--- BEGIN INFORMATION PROVIDED ---

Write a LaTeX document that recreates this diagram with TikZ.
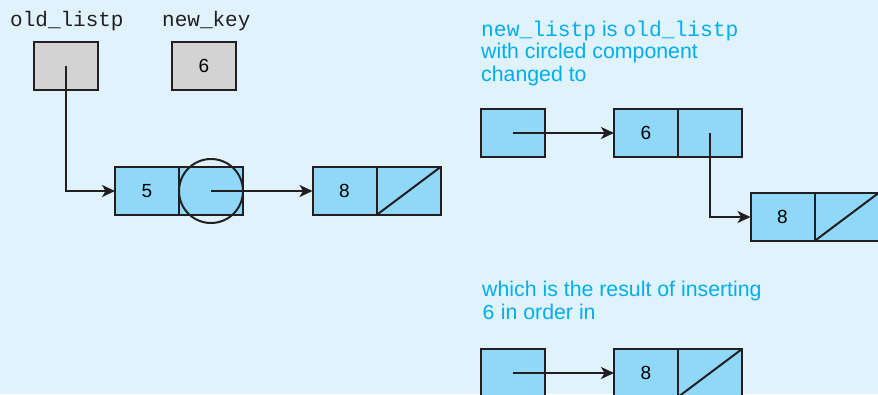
\documentclass[tikz,border=0pt]{standalone}
\usepackage{fontspec}
\setmainfont{Liberation Sans}
\setmonofont{Liberation Mono}
\usetikzlibrary{arrows.meta,positioning}
\definecolor{BgPanel}{RGB}{224,242,252}
\definecolor{CellBlue}{RGB}{143,216,248}
\definecolor{VarGray}{RGB}{211,211,212}
\definecolor{LineDark}{RGB}{35,31,32}
\definecolor{TextCyan}{RGB}{0,174,239}

\begin{document}
\begin{tikzpicture}[
	x=1pt, y=-1pt,
	% List cell style
	cell/.style={
		draw=LineDark,
		fill=CellBlue,
		line width=2pt,
		minimum width=64pt,
		minimum height=48pt,
		inner sep=0pt,
		outer sep=0pt,
		font=\fontsize{19}{19}\selectfont
	},
	% Variable box style
	var box/.style={
		cell,
		fill=VarGray
	},
	% Pointer style
	ptr/.style={
		draw=LineDark,
		line width=2pt,
		-{Stealth[length=13pt,width=12pt,inset=3.5pt]}
	},
	% Null slash style
	null/.style={
		draw=LineDark,
		line width=2pt
	},
	% Caption style
	caption/.style={
		anchor=base west,
		inner sep=0pt,
		align=left,
		text=TextCyan,
		font=\fontsize{21.3}{22.5}\selectfont
	},
	var label/.style={
		anchor=base west,
		inner sep=0pt,
		text=LineDark,
		font=\fontsize{21}{21}\ttfamily
	}
	]
	
	\clip (0,0) rectangle (878,394);
	\fill[BgPanel] (0,0) rectangle (878,394);
	
	% ================= VARIABLES =================
	\node[var label] (oldlbl) at (10,26) {old\_listp};
	\node[var label] (keylbl) at (162,26) {new\_key};
	
	\node[var box] (old) at (65.5,65.5) {};
	\node[var box] (key) at (204,65.5) {6};
	
	% ================= OLD LIST =================
	\node[cell] (n5) at (147,191) {5};
	\node[cell, right=0pt of n5] (n5p) {};
	\node[draw=LineDark, line width=2pt, circle, minimum size=64pt, inner sep=0pt] (circ) at (n5p.center) {};
	
	\node[cell] (n8) at (344.5,191) {8};
	\node[cell, right=0pt of n8] (n8p) {};
	
	\draw[ptr] (old.center) |- (n5.west);
	\draw[ptr] (n5p.center) -- (n8.west);
	\draw[null] (n8p.south west) -- (n8p.north east);
	
	% ================= NEW LIST =================
	\node[caption] (cap1) at (481,81) {\texttt{new\_listp} is \texttt{old\_listp}\\with circled component\\changed to};
	
	\node[cell] (h1) at (513,133) {};
	\node[cell] (r6) at (646,133) {6};
	\node[cell, right=0pt of r6] (r6p) {};
	\node[cell] (r8) at (782.5,217) {8};
	\node[cell, right=0pt of r8] (r8p) {};
	
	\draw[ptr] (h1.center) -- (r6.west);
	\draw[ptr] (r6p.center) |- (r8.west);
	\draw[null] (r8p.south west) -- (r8p.north east);
	
	% ================= RESULT LIST =================
	\node[caption] (cap2) at (482,319) {which is the result of inserting\\\texttt{6} in order in};
	
	\node[cell] (h2) at (513,373) {};
	\node[cell] (b8) at (646,373) {8};
	\node[cell, right=0pt of b8] (b8p) {};
	
	\draw[ptr] (h2.center) -- (b8.west);
	\draw[null] (b8p.south west) -- (b8p.north east);
	
\end{tikzpicture}
\end{document}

--- END INFORMATION PROVIDED ---

Filter the listing above for the string "with" and copy every matching line.

Write a LaTeX document that recreates this diagram with TikZ.
	\node[caption] (cap1) at (481,81) {\texttt{new\_listp} is \texttt{old\_listp}\\with circled component\\changed to};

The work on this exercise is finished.